Opinión
Después de la epidemia
Después de la epidemia llegó la desolación y con la desolación, el desconcierto. Luego todo se trastocó, y en el curso de décadas, a veces de siglos, acabó remodelándose la economía, la distribución de las rentas y el poder. Así lo ha destacado el profesor Walter Scheidel, quien encuentra en las grandes pandemias una de las fuerzas igualadoras más potentes que conoce la humanidad. Cierto es que esa era la contrapartida de una masiva pérdida de vidas humanas. Como escribió el emperador Justiniano en 541, al declararse la peste en Bizancio, «la muerte ha viajado por doquier», tanto que «había más muertos que vivos». Ocho siglos más tarde la peste negra irrumpió en el desierto de Gobi y se extendió, en el curso de tres décadas, por todo el Viejo Mundo. El historiador Ibn Jaldún señaló que «arrasó naciones e hizo desaparecer poblaciones; … todo el mundo habitado cambió». Según el recuento que en 1351 hizo el papa Clemente VI los muertos ascendían a casi veinticuatro millones, al menos uno de cada cuatro habitantes. En el terreno económico, señala Scheidel con respecto a Europa, «condujo a una espectacular reducción de la población», aunque no del capital. «La tierra, indica, era más abundante en relación a la mano de obra, los alquileres de tierras … cayeron tanto con respecto a los salarios (que) los terratenientes salieron perdiendo y los trabajadores pudieron volver a abrigar esperanzas».
Nada de esta experiencia histórica nos sirve ahora a los economistas para orientarnos en lo que haya que hacer. Nuestras sociedades ya no gravitan sobre la agricultura ni dejan morir masivamente a los que enferman. Tampoco podemos tomar lecciones de la última gran pandemia, la llamada gripe española que, en tres oleadas, infectó a una parte importante de la población mundial entre la primavera de 1918 y el invierno de 1919. Eran tiempos de guerra mundial y de postguerra, ya en diciembre del primer año, y la mortandad bélica se confundía con la epidémica.
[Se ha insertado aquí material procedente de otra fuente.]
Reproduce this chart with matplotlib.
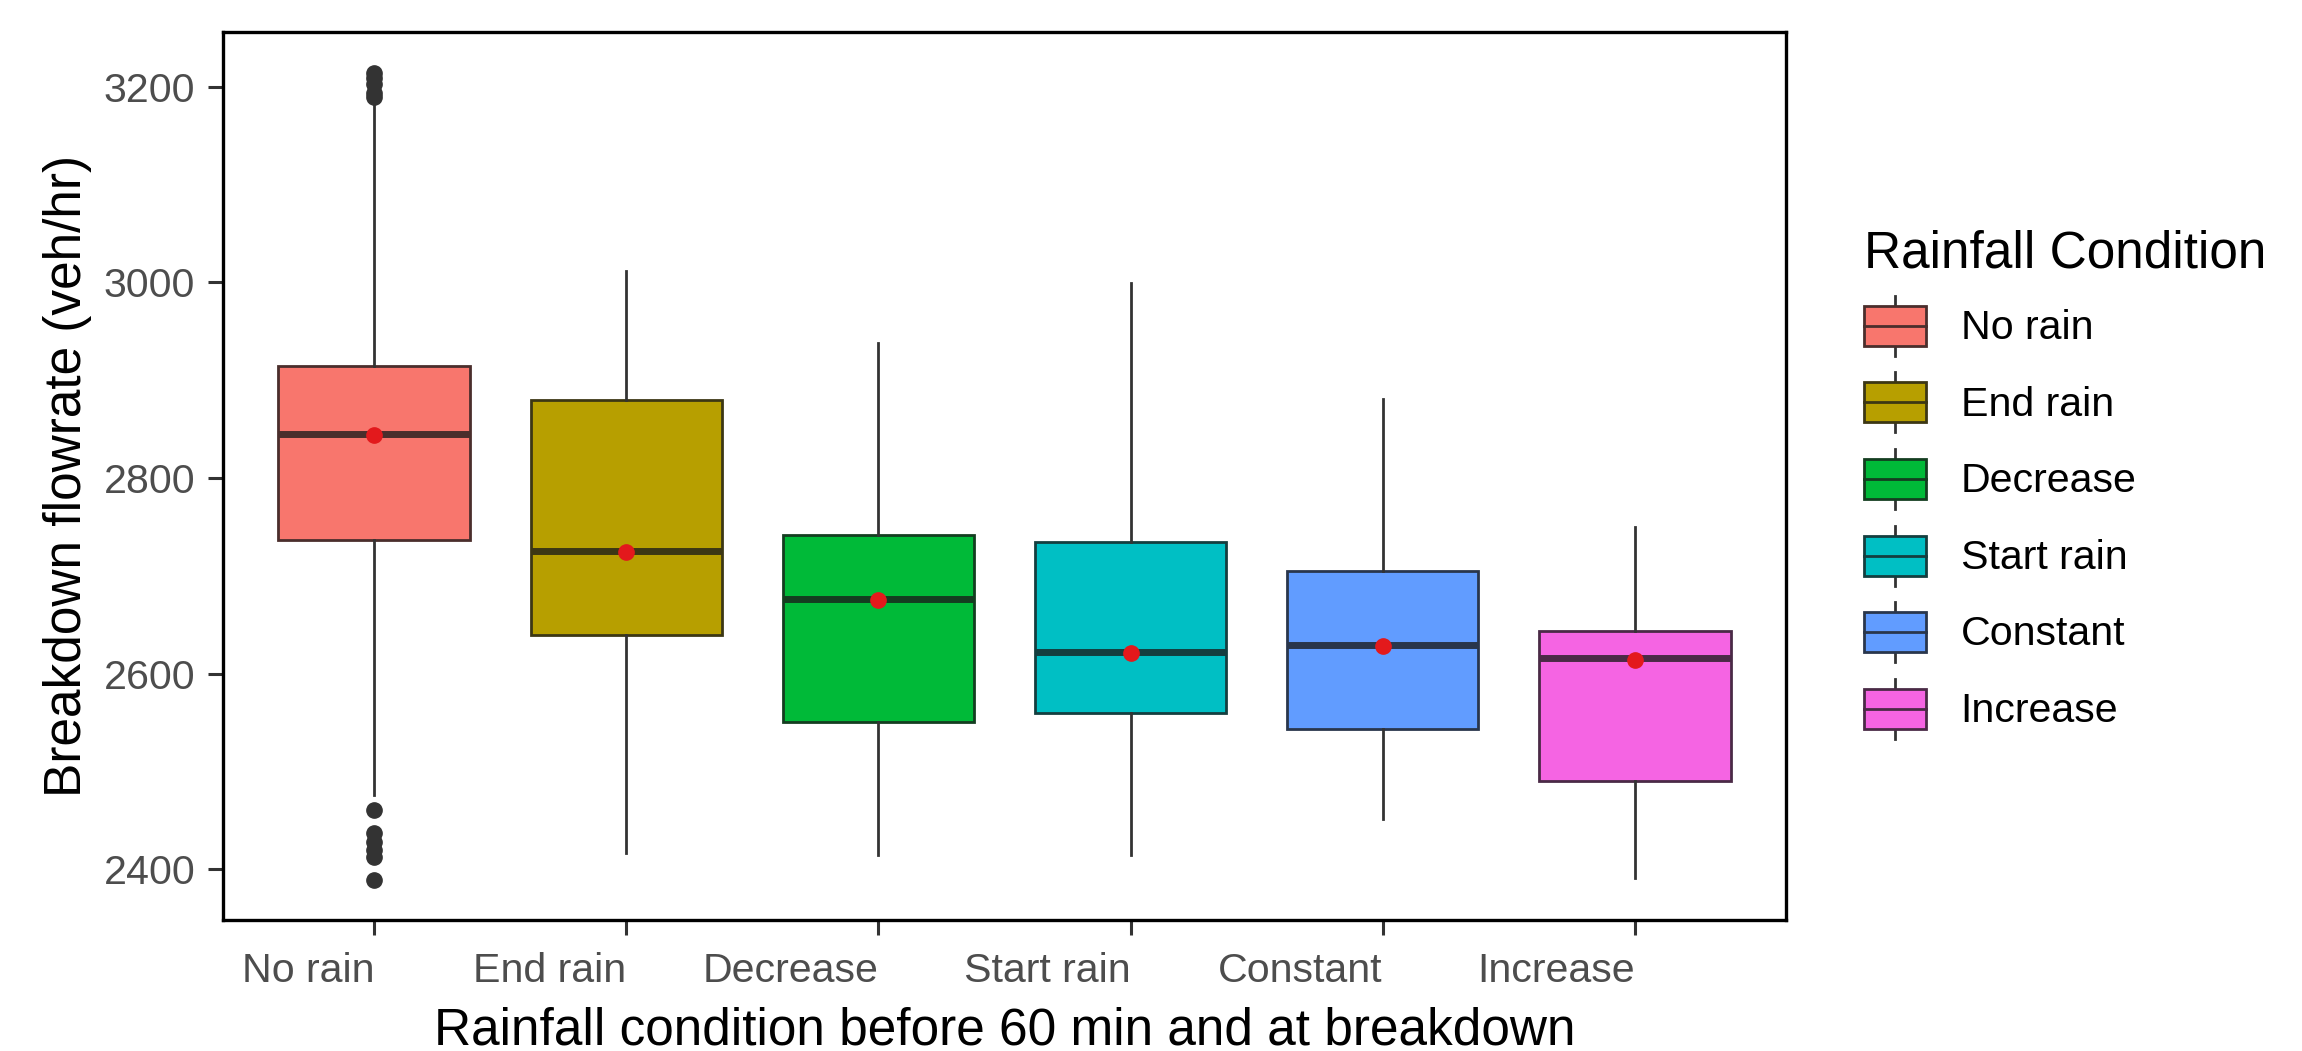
import numpy as np
import matplotlib
matplotlib.use("Agg")
import matplotlib.pyplot as plt
from matplotlib.patches import Rectangle, Patch
from matplotlib.lines import Line2D
from matplotlib.legend_handler import HandlerBase
from matplotlib.colors import to_rgb

plt.rcParams['font.family'] = ['Liberation Sans', 'DejaVu Sans']

categories = ["No rain", "End rain", "Decrease", "Start rain", "Constant", "Increase"]
colors = ["#F8766D", "#B79F00", "#00BA38", "#00BFC4", "#619CFF", "#F564E3"]

q1 = [2737, 2639, 2550, 2560, 2543, 2490]
median = [2845, 2725, 2676, 2622, 2629, 2616]
q3 = [2914, 2880, 2742, 2735, 2705, 2644]
whislo = [2476, 2416, 2414, 2414, 2451, 2391]
whishi = [3182, 3012, 2938, 2999, 2881, 2750]
means = [2844, 2724, 2675, 2621, 2628, 2614]
fliers = [[3190, 3194, 3203, 3209, 3214, 2460, 2437, 2428, 2420, 2412, 2389],
          [], [], [], [], []]


def darken(c, f=0.22):
    r, g, b = to_rgb(c)
    base = 0.1
    return (r * f + base * (1 - f), g * f + base * (1 - f), b * f + base * (1 - f))


class BoxKey(HandlerBase):
    def create_artists(self, legend, orig_handle, xdescent, ydescent,
                       width, height, fontsize, trans):
        fc = orig_handle.get_facecolor()
        ec = orig_handle.get_edgecolor()
        x0, y0 = -xdescent, -ydescent
        xc = x0 + width / 2
        bh = height * 0.67
        yb = y0 + (height - bh) / 2
        wl = Line2D([xc, xc], [y0, y0 + height], color="#333333", lw=2.0, transform=trans)
        box = Rectangle((x0, yb), width, bh, facecolor=fc, edgecolor=ec, lw=2.0, transform=trans)
        med = Line2D([x0, x0 + width], [y0 + height / 2] * 2, color=ec, lw=2.0, transform=trans)
        return [wl, box, med]


stats = []
for i, c in enumerate(categories):
    stats.append(dict(label=c, med=median[i], q1=q1[i], q3=q3[i],
                      whislo=whislo[i], whishi=whishi[i],
                      fliers=np.array(fliers[i]), mean=means[i]))

fig = plt.figure(figsize=(23.02, 10.51), dpi=100)
ax = fig.add_axes([223 / 2302, 1 - 920 / 1051, (1786 - 223) / 2302, (920 - 32) / 1051])

pos = np.arange(1, len(categories) + 1)
bp = ax.bxp(stats, positions=pos, widths=0.76, patch_artist=True,
            showmeans=True, showcaps=False,
            whiskerprops=dict(color="#333333", lw=2.0),
            boxprops=dict(lw=2.0),
            medianprops=dict(lw=5),
            meanprops=dict(marker="o", markerfacecolor="#E3191C", markeredgecolor="#E3191C",
                           markersize=11),
            flierprops=dict(marker="o", markerfacecolor="#333333", markeredgecolor="#333333",
                            markersize=11))

for i, c in enumerate(colors):
    bp["boxes"][i].set_facecolor(c)
    bp["boxes"][i].set_edgecolor(darken(c))
    bp["medians"][i].set_color(darken(c))
    bp["boxes"][i].set_zorder(2)
    bp["medians"][i].set_zorder(3)
    bp["means"][i].set_zorder(4)

ax.set_xlim(0.4, 6.6)
ax.set_ylim(2348, 3256)
ax.set_xticks(pos)
ax.set_xticklabels(categories, ha="right")
ax.set_yticks([2400, 2600, 2800, 3000, 3200])

for s in ax.spines.values():
    s.set_linewidth(2.4)
    s.set_color("black")
ax.tick_params(axis="both", length=11, width=2.2, color="#333333",
               labelsize=29.6, labelcolor="#4D4D4D")
ax.tick_params(axis="y", pad=9)
ax.tick_params(axis="x", pad=12)

ax.set_xlabel("Rainfall condition before 60 min and at breakdown", fontsize=37, labelpad=12)
ax.set_ylabel("Breakdown flowrate (veh/hr)", fontsize=37, labelpad=8)

handles = [Patch(facecolor=c, edgecolor=darken(c)) for c in colors]
leg = fig.legend(handles, categories, handler_map={Patch: BoxKey()},
                 title="Rainfall Condition", title_fontsize=37, fontsize=29.6,
                 loc="upper left", bbox_to_anchor=(1864 / 2302, 1 - 230 / 1051),
                 frameon=False, borderpad=0, borderaxespad=0,
                 handlelength=1.5, handleheight=1.86,
                 labelspacing=0.41, handletextpad=0.85, alignment="left")

fig.savefig("out.png", dpi=100)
En España hubo ocho millones de contagiados y 260.000 muertos sobre una población de poco más de 21 millones de personas. La agricultura, que ocupaba al 55 por ciento de la mano de obra, apenas se resintió, pero la industria vio caer su productividad y redujo su producción. El PIB retrocedió apenas un 1,1 por ciento en 1918 para recuperarse después y crecer vigorosamente en 1920. Lo que ahora esperamos del coronavirus es una crisis diez o más veces más potente. La economía es más compleja, está abierta al mundo y sus instituciones, nacionales e internacionales, deberían ser capaces de arbitrar soluciones que no nos devuelvan a la antigüedad.